The Illusion of Hollywood Subversion
The defense of this partnership rests entirely on Blink Industries' edgy reputation. Don’t Hug Me I’m Scared is brilliant, dark, puppet-based satire. The logic goes: "Look, Meow Wolf is still weird! They hired the creepy puppet people!"
This is a classic misunderstanding of how institutional co-optation works.
There is a fundamental difference between a standalone piece of media designed for a screen and an integrated physical space designed to be inhabited. Animation is a medium of absolute control. The director dictates every frame, every pixel, every movement. Immersive art, at its core, is supposed to be a medium of surrender. The creator builds the framework, and the audience completes the piece through unpredictable exploration.
When you inject heavy animation and narrative-driven media into a physical space, you are not expanding the medium; you are restricting it. You are telling the visitor exactly where to look, how to feel, and what story they are allowed to uncover. It turns a living, breathing labyrinth into a glorified queue line for a digital screen.
Consider the mechanics of the modern location-based entertainment attraction. The moment you introduce high-end, character-driven animation into an environment, the environment becomes a backdrop. The physical art becomes secondary to the intellectual property blinking at you from a display. Meow Wolf isn't building a monument to L.A.'s underground art scene; they are building a physical marketing vehicle for character IP.
Dismantling the Immersive Status Quo
If you read the industry analysis around this move, the questions being asked are painfully superficial.
- How will Blink's animation style translate to 3D spaces?
- What characters will they introduce?
- How will this drive ticket sales in a crowded Southern California market?
These are the wrong questions. They assume that the goal of immersive art is simply to be more entertaining, more visual, and more stimulating.
The real question we should be asking is: What happens to the economic ecosystem of local art when an experiential giant colonizes a city?

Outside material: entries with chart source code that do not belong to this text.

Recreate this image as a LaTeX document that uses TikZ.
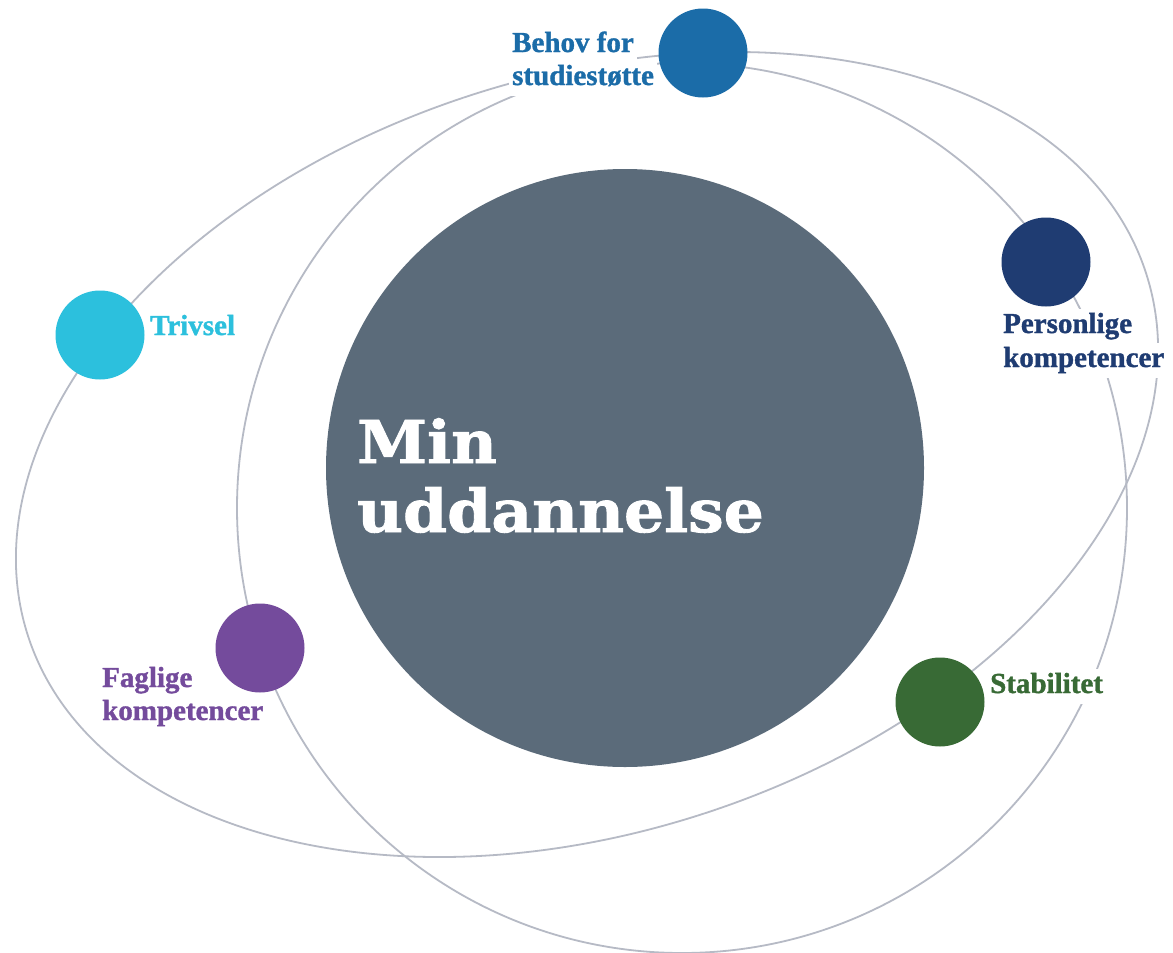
\documentclass[tikz,border=0pt]{standalone}
\usepackage{fontspec}
\setmainfont{Liberation Serif}[BoldFeatures={FakeBold=1.2}]
\newfontfamily\titlefont{DejaVu Serif}[FakeStretch=1.07, BoldFeatures={FakeBold=1.5}]
\definecolor{behovc}{HTML}{1B6CA8}
\definecolor{persc}{HTML}{1F3C72}
\definecolor{trivc}{HTML}{2CC0DD}
\definecolor{fagc}{HTML}{744B9C}
\definecolor{stabc}{HTML}{386A35}
\definecolor{mainc}{HTML}{5B6B7A}
\definecolor{orbitgrey}{HTML}{B6BAC5}
\begin{document}
\begin{tikzpicture}[x=1pt,y=-1pt,
  orbit/.style={draw=orbitgrey, line width=1.8pt},
  dot/.style={circle, inner sep=0pt, minimum size=89pt},
  lbl/.style={anchor=base west, font=\bfseries\fontsize{29}{33}\selectfont,
    fill=white, inner xsep=3pt, inner ysep=2pt, text height=22pt, text depth=9pt},
  titletext/.style={anchor=base west, text=white, inner sep=0pt,
    font=\titlefont\bfseries\fontsize{59}{69}\selectfont}]
\useasboundingbox (0,0) rectangle (1173,953);
\fill[white] (0,0) rectangle (1173,953);
% orbit centres
\coordinate (ocA) at (587,454.5);
\coordinate (ocB) at (682,508);
% orbits
\draw[orbit, rotate around={18:(ocA)}] (ocA) ellipse [x radius=587.7pt, y radius=377.6pt];
\draw[orbit] (ocB) ellipse [x radius=445pt, y radius=445pt];
% labels
\node[lbl, text=behovc] (behovA) at (509,52) {Behov for};
\node[lbl, text=behovc] (behovB) at (509,85) {studiestøtte};
\node[lbl, text=persc] (persA) at (1000,333) {Personlige};
\node[lbl, text=persc] (persB) at (1000,367) {kompetencer};
\node[lbl, text=trivc] (trivA) at (147,335) {Trivsel};
\node[lbl, text=fagc] (fagA) at (99,687) {Faglige};
\node[lbl, text=fagc] (fagB) at (99,720) {kompetencer};
\node[lbl, text=stabc] (stabA) at (987,693) {Stabilitet};
% circles
\node[dot, fill=behovc] (behov) at (703,53) {};
\node[dot, fill=persc] (pers) at (1046,262) {};
\node[dot, fill=trivc] (triv) at (100,335) {};
\node[dot, fill=fagc] (fag) at (260,648) {};
\node[dot, fill=stabc] (stab) at (940,702) {};
\node[circle, fill=mainc, inner sep=0pt, minimum size=598pt] (main) at (625,468) {};
\node[titletext] (title1) at (357,463) {Min};
\node[titletext] (title2) at (357,532) {uddannelse};
\end{tikzpicture}
\end{document}
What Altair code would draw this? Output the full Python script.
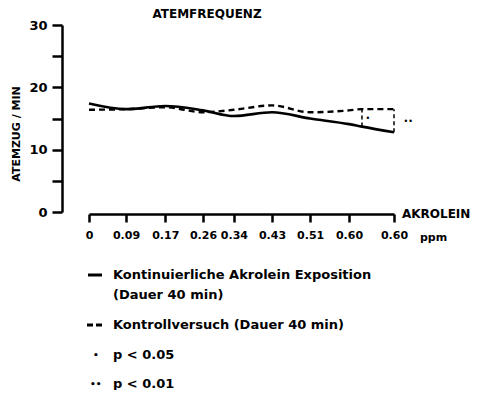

When Meow Wolf entered Denver and Grapevine, they made a massive show of engaging local artists. They handed out grants, conducted town halls, and hired regional creators to construct specific rooms. It was a brilliant strategy to secure cultural tax credits and deflect criticism of gentrification.
But by anchoring the new Los Angeles venue around an international animation house with offices in London and Hollywood, the mask is slipping. The high-value creative capital—the narrative engine, the character design, the overarching mythology—is being outsourced to established industry professionals. The local artists will inevitably be relegated to the role of scenic painters and fabricators, executing someone else’s slick, copyrighted vision.
The Hidden Cost of the Premium Experience
Let us be brutally honest about the business model here.
This isn't an attack on Blink Industries. They do incredible work within the boundaries of commercial production. The downside of my argument is obvious: from a pure risk-mitigation standpoint, Meow Wolf’s strategy makes total sense. If you are investing tens of millions into an L.A. footprint, you cannot risk a local art collective missing a deadline or creating something entirely unmarketable to tourists from Iowa. You buy predictability.
But predictability has a cost, and that cost is paid in cultural irrelevance.
The moment an immersive venue becomes a highly coordinated, screen-heavy, IP-driven environment, it stops competing with underground art and starts competing with Universal Studios and Disneyland. And guess what? Disney will always win that fight. They have better tech, bigger budgets, and a century of IP dominance.
Meow Wolf's only competitive advantage was that it was not Hollywood. It was the antidote to the slick, over-produced, hyper-managed California entertainment machine. By setting up shop in Los Angeles and immediately locking arms with the traditional animation pipeline, they are stepping onto a playing field where they are fundamentally outmatched.
Stop treating this partnership like an innovative creative milestone. Call it what it is: a corporate hedging strategy designed to sanitize the weirdness, secure the intellectual property, and turn what used to be an artistic revolution into a predictable, high-throughput tourist trap.
Pack up the paintbrushes. The bureaucrats have fully entered the room.